What you need to do:
Transcribe each entry below exactly. Pictures do not go in the copy.

Provided information:
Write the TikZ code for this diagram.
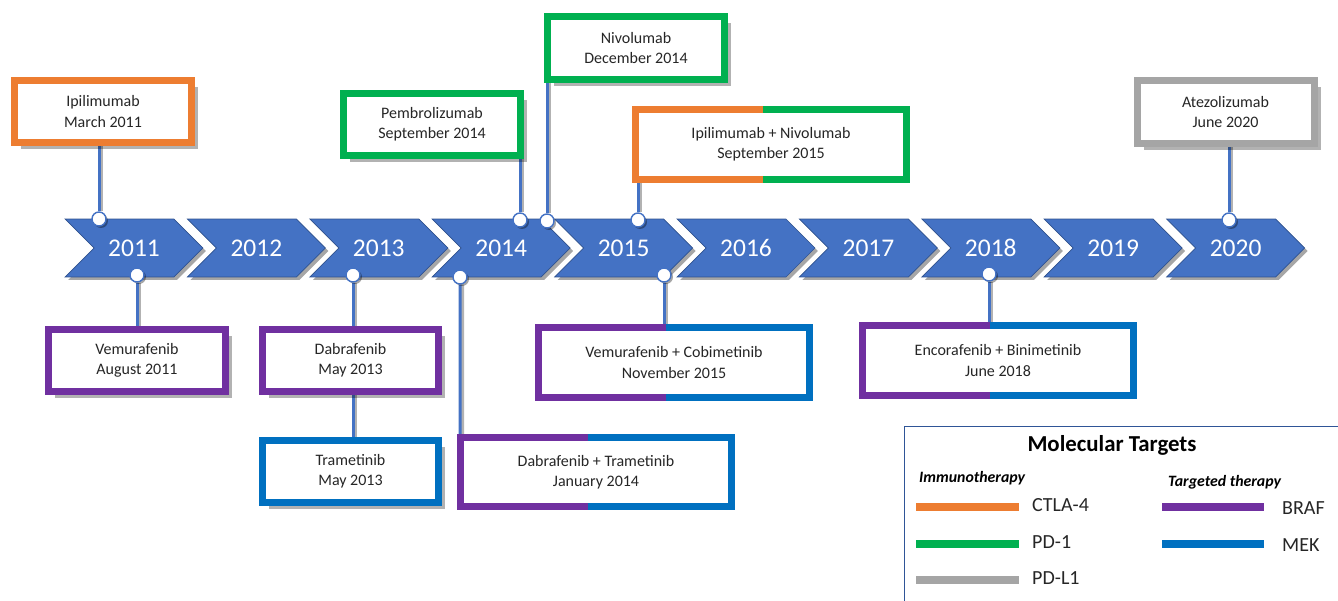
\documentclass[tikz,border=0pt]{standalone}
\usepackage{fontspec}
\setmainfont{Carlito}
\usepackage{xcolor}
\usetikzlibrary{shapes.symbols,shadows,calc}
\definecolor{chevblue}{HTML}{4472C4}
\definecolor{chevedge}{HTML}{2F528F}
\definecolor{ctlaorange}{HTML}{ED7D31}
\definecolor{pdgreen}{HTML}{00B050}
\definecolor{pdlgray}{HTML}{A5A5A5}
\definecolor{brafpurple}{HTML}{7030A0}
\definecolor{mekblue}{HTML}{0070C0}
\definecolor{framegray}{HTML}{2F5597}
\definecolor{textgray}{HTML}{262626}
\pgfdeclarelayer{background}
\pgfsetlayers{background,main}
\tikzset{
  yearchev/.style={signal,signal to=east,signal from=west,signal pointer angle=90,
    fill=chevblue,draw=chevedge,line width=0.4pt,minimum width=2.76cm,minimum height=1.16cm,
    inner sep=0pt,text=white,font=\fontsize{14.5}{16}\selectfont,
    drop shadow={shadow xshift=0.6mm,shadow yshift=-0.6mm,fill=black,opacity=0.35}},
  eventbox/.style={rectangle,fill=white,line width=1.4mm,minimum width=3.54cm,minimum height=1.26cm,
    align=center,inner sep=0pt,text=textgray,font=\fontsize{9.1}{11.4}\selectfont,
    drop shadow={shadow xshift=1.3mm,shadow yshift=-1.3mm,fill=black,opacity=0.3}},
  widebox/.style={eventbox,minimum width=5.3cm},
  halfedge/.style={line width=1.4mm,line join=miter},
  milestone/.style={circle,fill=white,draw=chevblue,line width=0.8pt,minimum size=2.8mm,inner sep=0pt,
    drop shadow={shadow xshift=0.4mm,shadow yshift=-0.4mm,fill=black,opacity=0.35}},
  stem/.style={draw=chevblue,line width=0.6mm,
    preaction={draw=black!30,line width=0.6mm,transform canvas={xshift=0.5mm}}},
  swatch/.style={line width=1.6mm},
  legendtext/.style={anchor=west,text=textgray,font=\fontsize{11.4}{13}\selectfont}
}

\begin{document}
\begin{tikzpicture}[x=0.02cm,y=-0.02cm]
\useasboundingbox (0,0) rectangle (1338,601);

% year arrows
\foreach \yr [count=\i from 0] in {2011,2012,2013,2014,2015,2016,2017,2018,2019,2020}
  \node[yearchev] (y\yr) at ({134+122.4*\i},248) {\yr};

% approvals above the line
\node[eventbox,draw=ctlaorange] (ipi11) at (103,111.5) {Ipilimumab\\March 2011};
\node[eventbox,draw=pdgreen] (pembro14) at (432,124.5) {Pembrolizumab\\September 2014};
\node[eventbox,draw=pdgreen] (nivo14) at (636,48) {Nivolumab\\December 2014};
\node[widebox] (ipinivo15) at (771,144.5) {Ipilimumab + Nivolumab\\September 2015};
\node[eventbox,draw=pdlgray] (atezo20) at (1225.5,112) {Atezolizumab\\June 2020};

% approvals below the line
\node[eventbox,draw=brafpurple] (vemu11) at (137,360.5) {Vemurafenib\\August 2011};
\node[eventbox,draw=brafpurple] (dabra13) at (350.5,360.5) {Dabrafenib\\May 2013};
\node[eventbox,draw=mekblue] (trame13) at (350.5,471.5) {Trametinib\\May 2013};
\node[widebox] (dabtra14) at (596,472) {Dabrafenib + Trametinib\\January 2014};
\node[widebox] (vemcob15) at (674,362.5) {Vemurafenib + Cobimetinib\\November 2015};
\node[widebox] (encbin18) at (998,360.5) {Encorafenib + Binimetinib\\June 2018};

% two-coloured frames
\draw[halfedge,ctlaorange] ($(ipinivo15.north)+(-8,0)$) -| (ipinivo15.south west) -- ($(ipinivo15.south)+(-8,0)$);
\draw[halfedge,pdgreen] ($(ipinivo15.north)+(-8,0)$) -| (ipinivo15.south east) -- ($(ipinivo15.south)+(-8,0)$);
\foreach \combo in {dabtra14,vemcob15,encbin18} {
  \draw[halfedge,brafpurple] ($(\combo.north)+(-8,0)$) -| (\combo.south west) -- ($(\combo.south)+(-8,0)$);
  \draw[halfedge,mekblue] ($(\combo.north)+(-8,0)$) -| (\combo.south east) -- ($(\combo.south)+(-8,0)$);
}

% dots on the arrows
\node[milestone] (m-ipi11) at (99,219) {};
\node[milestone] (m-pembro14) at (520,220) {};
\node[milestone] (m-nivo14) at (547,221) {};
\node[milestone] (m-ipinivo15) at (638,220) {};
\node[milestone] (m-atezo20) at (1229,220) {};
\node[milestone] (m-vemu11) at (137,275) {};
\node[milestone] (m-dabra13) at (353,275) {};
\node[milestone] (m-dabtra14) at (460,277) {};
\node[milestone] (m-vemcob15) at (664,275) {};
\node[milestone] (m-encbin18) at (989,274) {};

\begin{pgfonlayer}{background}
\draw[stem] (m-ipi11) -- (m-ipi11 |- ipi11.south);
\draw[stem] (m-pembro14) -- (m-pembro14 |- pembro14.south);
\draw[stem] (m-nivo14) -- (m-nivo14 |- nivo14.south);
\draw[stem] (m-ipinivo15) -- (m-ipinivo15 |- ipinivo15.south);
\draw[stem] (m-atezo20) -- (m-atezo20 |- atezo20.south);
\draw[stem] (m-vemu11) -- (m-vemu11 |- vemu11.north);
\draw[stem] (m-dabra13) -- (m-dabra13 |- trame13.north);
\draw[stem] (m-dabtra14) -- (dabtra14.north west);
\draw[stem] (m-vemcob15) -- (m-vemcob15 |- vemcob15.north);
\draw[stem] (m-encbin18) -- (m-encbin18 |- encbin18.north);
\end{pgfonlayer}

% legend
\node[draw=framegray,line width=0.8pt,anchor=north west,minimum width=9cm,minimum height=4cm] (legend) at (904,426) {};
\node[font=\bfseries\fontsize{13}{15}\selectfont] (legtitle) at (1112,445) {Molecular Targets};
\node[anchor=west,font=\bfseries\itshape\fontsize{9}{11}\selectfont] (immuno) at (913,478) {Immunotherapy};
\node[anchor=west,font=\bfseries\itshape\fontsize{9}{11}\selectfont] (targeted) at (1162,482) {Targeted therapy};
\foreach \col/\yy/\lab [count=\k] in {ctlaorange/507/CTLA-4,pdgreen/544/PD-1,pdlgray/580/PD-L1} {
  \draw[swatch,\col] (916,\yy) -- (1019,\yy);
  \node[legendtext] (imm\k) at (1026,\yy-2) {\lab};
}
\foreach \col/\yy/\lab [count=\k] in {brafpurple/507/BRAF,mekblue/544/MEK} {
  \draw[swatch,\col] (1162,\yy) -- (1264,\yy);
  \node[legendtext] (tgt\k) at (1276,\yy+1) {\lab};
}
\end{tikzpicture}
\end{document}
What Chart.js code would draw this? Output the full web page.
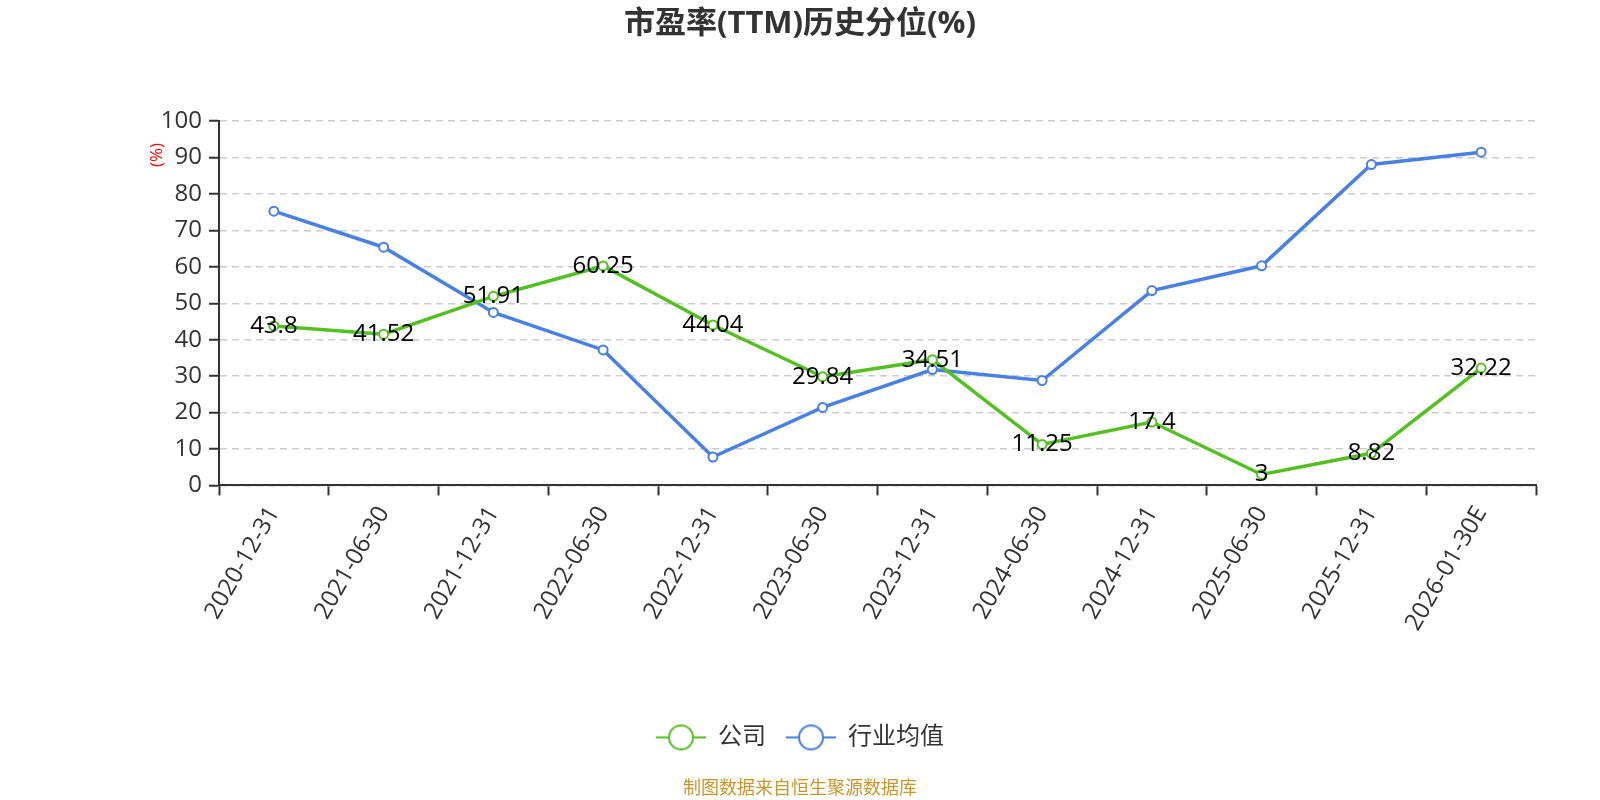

Problem solution:
Write the TikZ code for this diagram.
\documentclass[tikz,border=0pt]{standalone}
\usepackage{fontspec}
\setmainfont{Carlito}
\usepackage{xcolor}
\usetikzlibrary{shapes.symbols,shadows,calc}
\definecolor{chevblue}{HTML}{4472C4}
\definecolor{chevedge}{HTML}{2F528F}
\definecolor{ctlaorange}{HTML}{ED7D31}
\definecolor{pdgreen}{HTML}{00B050}
\definecolor{pdlgray}{HTML}{A5A5A5}
\definecolor{brafpurple}{HTML}{7030A0}
\definecolor{mekblue}{HTML}{0070C0}
\definecolor{framegray}{HTML}{2F5597}
\definecolor{textgray}{HTML}{262626}
\pgfdeclarelayer{background}
\pgfsetlayers{background,main}
\tikzset{
  yearchev/.style={signal,signal to=east,signal from=west,signal pointer angle=90,
    fill=chevblue,draw=chevedge,line width=0.4pt,minimum width=2.76cm,minimum height=1.16cm,
    inner sep=0pt,text=white,font=\fontsize{14.5}{16}\selectfont,
    drop shadow={shadow xshift=0.6mm,shadow yshift=-0.6mm,fill=black,opacity=0.35}},
  eventbox/.style={rectangle,fill=white,line width=1.4mm,minimum width=3.54cm,minimum height=1.26cm,
    align=center,inner sep=0pt,text=textgray,font=\fontsize{9.1}{11.4}\selectfont,
    drop shadow={shadow xshift=1.3mm,shadow yshift=-1.3mm,fill=black,opacity=0.3}},
  widebox/.style={eventbox,minimum width=5.3cm},
  halfedge/.style={line width=1.4mm,line join=miter},
  milestone/.style={circle,fill=white,draw=chevblue,line width=0.8pt,minimum size=2.8mm,inner sep=0pt,
    drop shadow={shadow xshift=0.4mm,shadow yshift=-0.4mm,fill=black,opacity=0.35}},
  stem/.style={draw=chevblue,line width=0.6mm,
    preaction={draw=black!30,line width=0.6mm,transform canvas={xshift=0.5mm}}},
  swatch/.style={line width=1.6mm},
  legendtext/.style={anchor=west,text=textgray,font=\fontsize{11.4}{13}\selectfont}
}

\begin{document}
\begin{tikzpicture}[x=0.02cm,y=-0.02cm]
\useasboundingbox (0,0) rectangle (1338,601);

% year arrows
\foreach \yr [count=\i from 0] in {2011,2012,2013,2014,2015,2016,2017,2018,2019,2020}
  \node[yearchev] (y\yr) at ({134+122.4*\i},248) {\yr};

% approvals above the line
\node[eventbox,draw=ctlaorange] (ipi11) at (103,111.5) {Ipilimumab\\March 2011};
\node[eventbox,draw=pdgreen] (pembro14) at (432,124.5) {Pembrolizumab\\September 2014};
\node[eventbox,draw=pdgreen] (nivo14) at (636,48) {Nivolumab\\December 2014};
\node[widebox] (ipinivo15) at (771,144.5) {Ipilimumab + Nivolumab\\September 2015};
\node[eventbox,draw=pdlgray] (atezo20) at (1225.5,112) {Atezolizumab\\June 2020};

% approvals below the line
\node[eventbox,draw=brafpurple] (vemu11) at (137,360.5) {Vemurafenib\\August 2011};
\node[eventbox,draw=brafpurple] (dabra13) at (350.5,360.5) {Dabrafenib\\May 2013};
\node[eventbox,draw=mekblue] (trame13) at (350.5,471.5) {Trametinib\\May 2013};
\node[widebox] (dabtra14) at (596,472) {Dabrafenib + Trametinib\\January 2014};
\node[widebox] (vemcob15) at (674,362.5) {Vemurafenib + Cobimetinib\\November 2015};
\node[widebox] (encbin18) at (998,360.5) {Encorafenib + Binimetinib\\June 2018};

% two-coloured frames
\draw[halfedge,ctlaorange] ($(ipinivo15.north)+(-8,0)$) -| (ipinivo15.south west) -- ($(ipinivo15.south)+(-8,0)$);
\draw[halfedge,pdgreen] ($(ipinivo15.north)+(-8,0)$) -| (ipinivo15.south east) -- ($(ipinivo15.south)+(-8,0)$);
\foreach \combo in {dabtra14,vemcob15,encbin18} {
  \draw[halfedge,brafpurple] ($(\combo.north)+(-8,0)$) -| (\combo.south west) -- ($(\combo.south)+(-8,0)$);
  \draw[halfedge,mekblue] ($(\combo.north)+(-8,0)$) -| (\combo.south east) -- ($(\combo.south)+(-8,0)$);
}

% dots on the arrows
\node[milestone] (m-ipi11) at (99,219) {};
\node[milestone] (m-pembro14) at (520,220) {};
\node[milestone] (m-nivo14) at (547,221) {};
\node[milestone] (m-ipinivo15) at (638,220) {};
\node[milestone] (m-atezo20) at (1229,220) {};
\node[milestone] (m-vemu11) at (137,275) {};
\node[milestone] (m-dabra13) at (353,275) {};
\node[milestone] (m-dabtra14) at (460,277) {};
\node[milestone] (m-vemcob15) at (664,275) {};
\node[milestone] (m-encbin18) at (989,274) {};

\begin{pgfonlayer}{background}
\draw[stem] (m-ipi11) -- (m-ipi11 |- ipi11.south);
\draw[stem] (m-pembro14) -- (m-pembro14 |- pembro14.south);
\draw[stem] (m-nivo14) -- (m-nivo14 |- nivo14.south);
\draw[stem] (m-ipinivo15) -- (m-ipinivo15 |- ipinivo15.south);
\draw[stem] (m-atezo20) -- (m-atezo20 |- atezo20.south);
\draw[stem] (m-vemu11) -- (m-vemu11 |- vemu11.north);
\draw[stem] (m-dabra13) -- (m-dabra13 |- trame13.north);
\draw[stem] (m-dabtra14) -- (dabtra14.north west);
\draw[stem] (m-vemcob15) -- (m-vemcob15 |- vemcob15.north);
\draw[stem] (m-encbin18) -- (m-encbin18 |- encbin18.north);
\end{pgfonlayer}

% legend
\node[draw=framegray,line width=0.8pt,anchor=north west,minimum width=9cm,minimum height=4cm] (legend) at (904,426) {};
\node[font=\bfseries\fontsize{13}{15}\selectfont] (legtitle) at (1112,445) {Molecular Targets};
\node[anchor=west,font=\bfseries\itshape\fontsize{9}{11}\selectfont] (immuno) at (913,478) {Immunotherapy};
\node[anchor=west,font=\bfseries\itshape\fontsize{9}{11}\selectfont] (targeted) at (1162,482) {Targeted therapy};
\foreach \col/\yy/\lab [count=\k] in {ctlaorange/507/CTLA-4,pdgreen/544/PD-1,pdlgray/580/PD-L1} {
  \draw[swatch,\col] (916,\yy) -- (1019,\yy);
  \node[legendtext] (imm\k) at (1026,\yy-2) {\lab};
}
\foreach \col/\yy/\lab [count=\k] in {brafpurple/507/BRAF,mekblue/544/MEK} {
  \draw[swatch,\col] (1162,\yy) -- (1264,\yy);
  \node[legendtext] (tgt\k) at (1276,\yy+1) {\lab};
}
\end{tikzpicture}
\end{document}
What Chart.js code would draw this? Output the full web page.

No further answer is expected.